Query TaxiRides external table without partitioning
Run this query on the external table TaxiRides to show rides for each day of the week, across the entire dataset.
external_table("TaxiRides")
| summarize count() by dayofweek(pickup_datetime)
| render columnchart
This query shows the busiest day of the week. Since the data isn't partitioned, the query may take up to several minutes to return results.
Query TaxiRides external table with partitioning
Run this query on the external table TaxiRides to show taxi cab types (yellow or green) used in January of 2017.
external_table("TaxiRides")
| where pickup_datetime between (datetime(2017-01-01) .. datetime(2017-02-01))
| summarize count() by cab_type
| render piechart
This query uses partitioning, which optimizes query time and performance. The query filters on a partitioned column (pickup_datetime) and returns results in a few seconds.
You can write other queries to run on the external table TaxiRides and learn more about the data.

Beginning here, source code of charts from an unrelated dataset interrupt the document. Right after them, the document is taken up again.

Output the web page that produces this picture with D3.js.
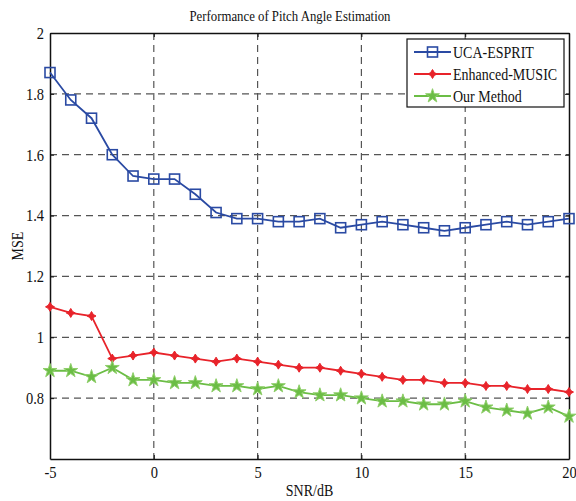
<!DOCTYPE html>
<html><head><meta charset="utf-8">
<script src="https://d3js.org/d3.v7.min.js"></script>
<style>body{margin:0;background:#fff}svg{display:block}text{font-family:"Liberation Serif","Times New Roman",serif;fill:#111}</style>
</head><body>
<script>
const snr = [-5,-4,-3,-2,-1,0,1,2,3,4,5,6,7,8,9,10,11,12,13,14,15,16,17,18,19,20];
const ucaEsprit = [1.87,1.78,1.72,1.60,1.53,1.52,1.52,1.47,1.41,1.39,1.39,1.38,1.38,1.39,1.36,1.37,1.38,1.37,1.36,1.35,1.36,1.37,1.38,1.37,1.38,1.39];
const enhancedMusic = [1.10,1.08,1.07,0.93,0.94,0.95,0.94,0.93,0.92,0.93,0.92,0.91,0.90,0.90,0.89,0.88,0.87,0.86,0.86,0.85,0.85,0.84,0.84,0.83,0.83,0.82];
const ourMethod = [0.89,0.89,0.87,0.90,0.86,0.86,0.85,0.85,0.84,0.84,0.83,0.84,0.82,0.81,0.81,0.80,0.79,0.79,0.78,0.78,0.79,0.77,0.76,0.75,0.77,0.74];
const seriesNames = ["UCA-ESPRIT","Enhanced-MUSIC","Our Method"];
const xTicks = [-5,0,5,10,15,20];
const yTicks = [0.8,1,1.2,1.4,1.6,1.8,2];
const title = "Performance of Pitch Angle Estimation";
const xLabel = "SNR/dB", yLabel = "MSE";

const W=576,H=501;
const m={l:50,r:7,t:33,b:42};
const S=1.15; // vertical glyph stretch of the original figure
const svg=d3.select("body").append("svg").attr("width",W).attr("height",H);
const x=d3.scaleLinear().domain([-5,20]).range([m.l,W-m.r]);
const y=d3.scaleLinear().domain([0.6,2]).range([H-m.b,m.t]);
const at=(px,py)=>`translate(${px},${py}) scale(1,${S})`;

// grid
const g=svg.append("g");
g.selectAll(".gx").data(xTicks.slice(1,-1)).enter().append("line")
 .attr("x1",d=>x(d)).attr("x2",d=>x(d)).attr("y1",m.t).attr("y2",H-m.b)
 .attr("stroke","#555").attr("stroke-dasharray","7,5").attr("stroke-width",1.2);
g.selectAll(".gy").data(yTicks.slice(0,-1)).enter().append("line")
 .attr("y1",d=>y(d)).attr("y2",d=>y(d)).attr("x1",m.l).attr("x2",W-m.r)
 .attr("stroke","#555").attr("stroke-dasharray","7,5").attr("stroke-width",1.2);

// axes
const fmt=d=>String(d).replace("\u2212","-");
const xa=svg.append("g").attr("transform",`translate(0,${H-m.b})`)
 .call(d3.axisBottom(x).tickValues(xTicks).tickSizeInner(-4).tickSizeOuter(0).tickPadding(6).tickFormat(fmt));
const xa2=svg.append("g").attr("transform",`translate(0,${m.t})`)
 .call(d3.axisTop(x).tickValues(xTicks).tickSizeInner(-4).tickSizeOuter(0).tickFormat(""));
const ya=svg.append("g").attr("transform",`translate(${m.l},0)`)
 .call(d3.axisLeft(y).tickValues(yTicks).tickSizeInner(-4).tickSizeOuter(0).tickPadding(6).tickFormat(fmt));
const ya2=svg.append("g").attr("transform",`translate(${W-m.r},0)`)
 .call(d3.axisRight(y).tickValues(yTicks).tickSizeInner(-4).tickSizeOuter(0).tickFormat(""));
[xa,xa2,ya,ya2].forEach(a=>{a.select(".domain").attr("stroke","#111").attr("stroke-width",1.5);
 a.selectAll(".tick line").attr("stroke","#111");
 a.selectAll("text").attr("font-size",14.5).attr("font-family","Liberation Serif").attr("fill","#111")
  .attr("transform",`scale(1,${S})`);});

svg.append("text").attr("transform",at(290,21)).attr("text-anchor","middle").attr("font-size",12.8).text(title);
svg.append("text").attr("transform",at((m.l+W-m.r)/2,496)).attr("text-anchor","middle").attr("font-size",14).text(xLabel);
svg.append("text").attr("transform",`translate(23,246) rotate(-90) scale(1,${S})`).attr("text-anchor","middle").attr("font-size",14).text(yLabel);

const colors=["#2a4aa3","#e8232a","#6bbd45"];
const data=[ucaEsprit,enhancedMusic,ourMethod];
const line=d3.line().x((d,i)=>x(snr[i])).y(d=>y(d));
const star=d3.symbol().type(d3.symbolStar).size(60);
const diamond="M0,-4.5L1.8,-1.5L4.5,0L1.8,1.5L0,4.5L-1.8,1.5L-4.5,0L-1.8,-1.5Z";
function marker(sel,k,cx,cy){
  if(k===0) sel.append("rect").attr("x",cx-5).attr("y",cy-5).attr("width",10).attr("height",10)
     .attr("fill","none").attr("stroke",colors[0]).attr("stroke-width",1.6);
  else if(k===1) sel.append("path").attr("d",diamond).attr("transform",`translate(${cx},${cy})`)
     .attr("fill",colors[1]).attr("stroke",colors[1]).attr("stroke-width",1);
  else sel.append("path").attr("d",star()).attr("transform",`translate(${cx},${cy})`)
     .attr("fill",colors[2]).attr("stroke","#8fcf6a").attr("stroke-width",1);
}
data.forEach((s,k)=>{
  const gg=svg.append("g");
  gg.append("path").datum(s).attr("d",line).attr("fill","none").attr("stroke",colors[k]).attr("stroke-width",1.8);
  s.forEach((v,i)=>marker(gg,k,x(snr[i]),y(v)));
});

// legend
const lg=svg.append("g");
lg.append("rect").attr("x",407).attr("y",39).attr("width",157).attr("height",68).attr("fill","#fff").attr("stroke","#111").attr("stroke-width",1.2);
seriesNames.forEach((n,k)=>{
  const yy=52+k*22;
  lg.append("line").attr("x1",414).attr("x2",451).attr("y1",yy).attr("y2",yy).attr("stroke",colors[k]).attr("stroke-width",1.8);
  marker(lg,k,432.5,yy);
  lg.append("text").attr("transform",at(453,yy+5.5)).attr("font-size",14).text(n);
});
</script>
</body></html>
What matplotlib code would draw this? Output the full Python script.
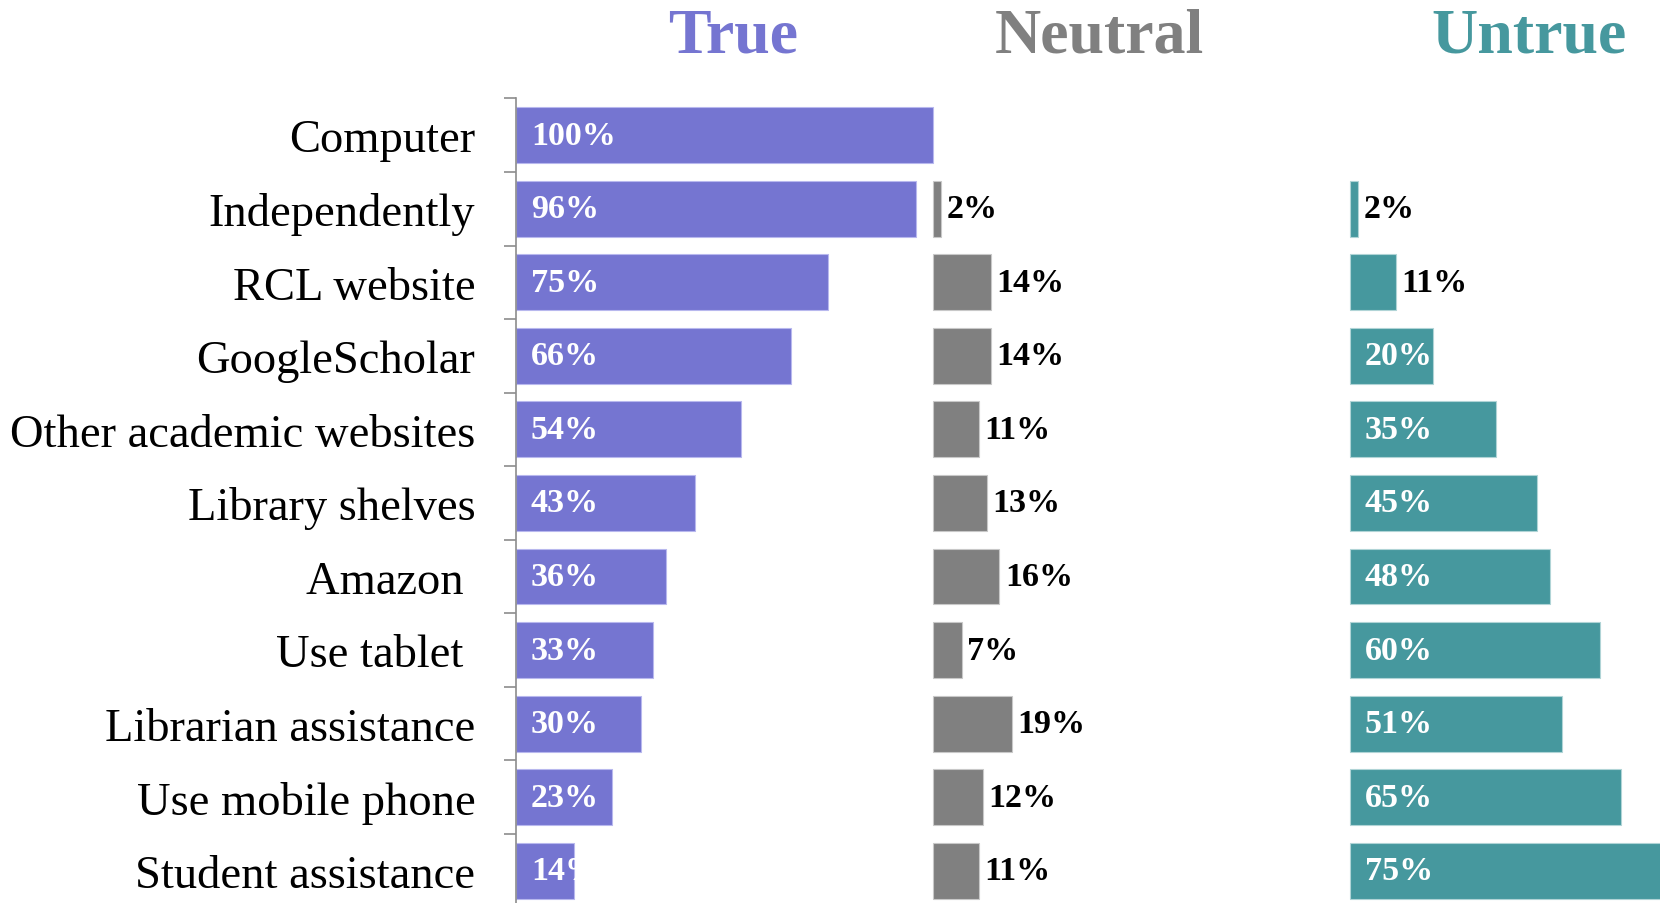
import matplotlib
matplotlib.use("Agg")
import matplotlib.pyplot as plt
import numpy as np

categories = ["Computer", "Independently", "RCL website", "GoogleScholar",
              "Other academic websites", "Library shelves", "Amazon ",
              "Use tablet ", "Librarian assistance", "Use mobile phone",
              "Student assistance"]
true_pct = [100, 96, 75, 66, 54, 43, 36, 33, 30, 23, 14]
neutral_pct = [0, 2, 14, 14, 11, 13, 16, 7, 19, 12, 11]
untrue_pct = [0, 2, 11, 20, 35, 45, 48, 60, 51, 65, 75]
headers = ["True", "Neutral", "Untrue"]

c_true = "#7575d1"
c_neutral = "#808080"
c_untrue = "#46989e"

plt.rcParams["font.family"] = ["Liberation Serif", "DejaVu Serif"]

fig = plt.figure(figsize=(16.6, 9.04), dpi=100)
ax = fig.add_axes([0.3106, -0.005, 0.6894, 0.895])

y = np.arange(len(categories))
h = 0.76


def lw(vals):
    # no outline on empty bars
    return [0.8 if v > 0 else 0 for v in vals]


ax.barh(y, true_pct, height=h, left=0, color=c_true, edgecolor="#b8b8ee", linewidth=lw(true_pct))
ax.barh(y, neutral_pct, height=h, left=100, color=c_neutral, edgecolor="#c8c8c8",
        linewidth=lw(neutral_pct))
ax.barh(y, untrue_pct, height=h, left=200, color=c_untrue, edgecolor="#b0d4d6",
        linewidth=lw(untrue_pct))

lab = dict(fontsize=24.5, fontweight="bold", va="center", textcoords="offset points")
for i in range(len(categories)):
    ax.annotate(f"{true_pct[i]}%", (0, y[i]), xytext=(11, 0), color="white", **lab)
    if neutral_pct[i] > 0:
        ax.annotate(f"{neutral_pct[i]}%", (100 + neutral_pct[i], y[i]), xytext=(4, 0),
                    color="black", **lab)
    if untrue_pct[i] > 0:
        if untrue_pct[i] >= 15:
            ax.annotate(f"{untrue_pct[i]}%", (200, y[i]), xytext=(11, 0), color="white", **lab)
        else:
            ax.annotate(f"{untrue_pct[i]}%", (200 + untrue_pct[i], y[i]), xytext=(4, 0),
                        color="black", **lab)

ax.set_xlim(0, 274.4)
ax.set_ylim(len(categories) - 0.5, -0.5)
ax.set_xticks([])
ax.set_yticks(y)
ax.set_yticklabels(categories, fontsize=33.5)
ax.tick_params(axis="y", which="major", length=0, pad=29)
ax.set_yticks(np.arange(len(categories) + 1) - 0.5, minor=True)
ax.tick_params(axis="y", which="minor", length=9, width=1.2, color="#8c8c8c")
for s in ["top", "right", "bottom"]:
    ax.spines[s].set_visible(False)
ax.spines["left"].set_color("#8c8c8c")
ax.spines["left"].set_linewidth(1.2)

hx = [0.4416, 0.662, 0.921]
hc = [c_true, c_neutral, c_untrue]
for t, x, c in zip(headers, hx, hc):
    fig.text(x, 0.958, t, ha="center", va="center", fontsize=46, fontweight="bold", color=c)

fig.savefig("out.png", dpi=100)
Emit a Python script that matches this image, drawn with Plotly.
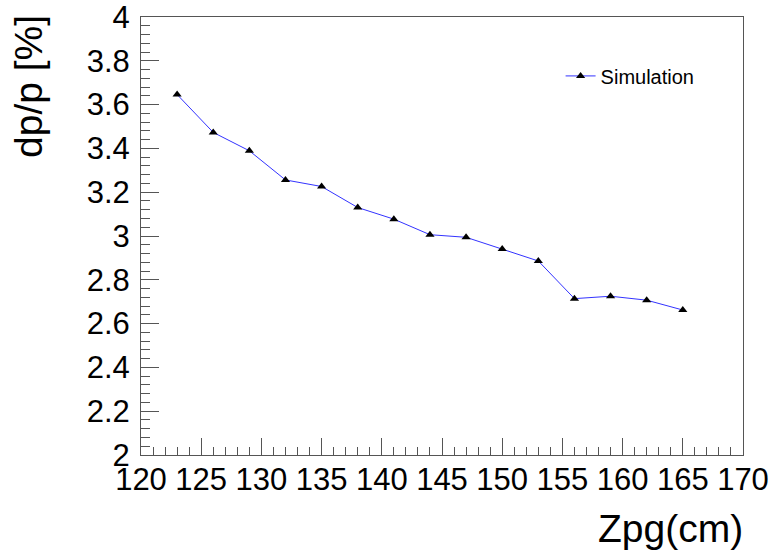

Optimize your query performance
Optimize your query performance in the lake by using the following best practices for querying external data.
Data format
- Use a columnar format for analytical queries, for the following reasons:
- Only the columns relevant to a query can be read.
- Column encoding techniques can reduce data size significantly.
- Azure Data Explorer supports Parquet and ORC columnar formats. Parquet format is suggested because of optimized implementation.
Azure region
Check that external data is in the same Azure region as your Azure Data Explorer cluster. This setup reduces cost and data fetch time.
File size
The optimal file size is hundreds of Mb (up to 1 GB) per file. Avoid many small files that require unneeded overhead, such as slower file enumeration process and limited use of columnar format. The number of files should be greater than the number of CPU cores in your Azure Data Explorer cluster.
Compression
Use compression to reduce the amount of data being fetched from the remote storage. For Parquet format, use the internal Parquet compression mechanism that compresses column groups separately, allowing you to read them separately. To validate use of compression mechanism, check that the files are named as follows: <filename>.gz.parquet or <filename>.snappy.parquet and not <filename>.parquet.gz.
Partitioning
Organize your data using "folder" partitions that enable the query to skip irrelevant paths. When planning partitioning, consider file size and common filters in your queries such as timestamp or tenant ID.
VM size
Select VM SKUs with more cores and higher network throughput (memory is less important). For more information, see Select the correct VM SKU for your Azure Data Explorer cluster.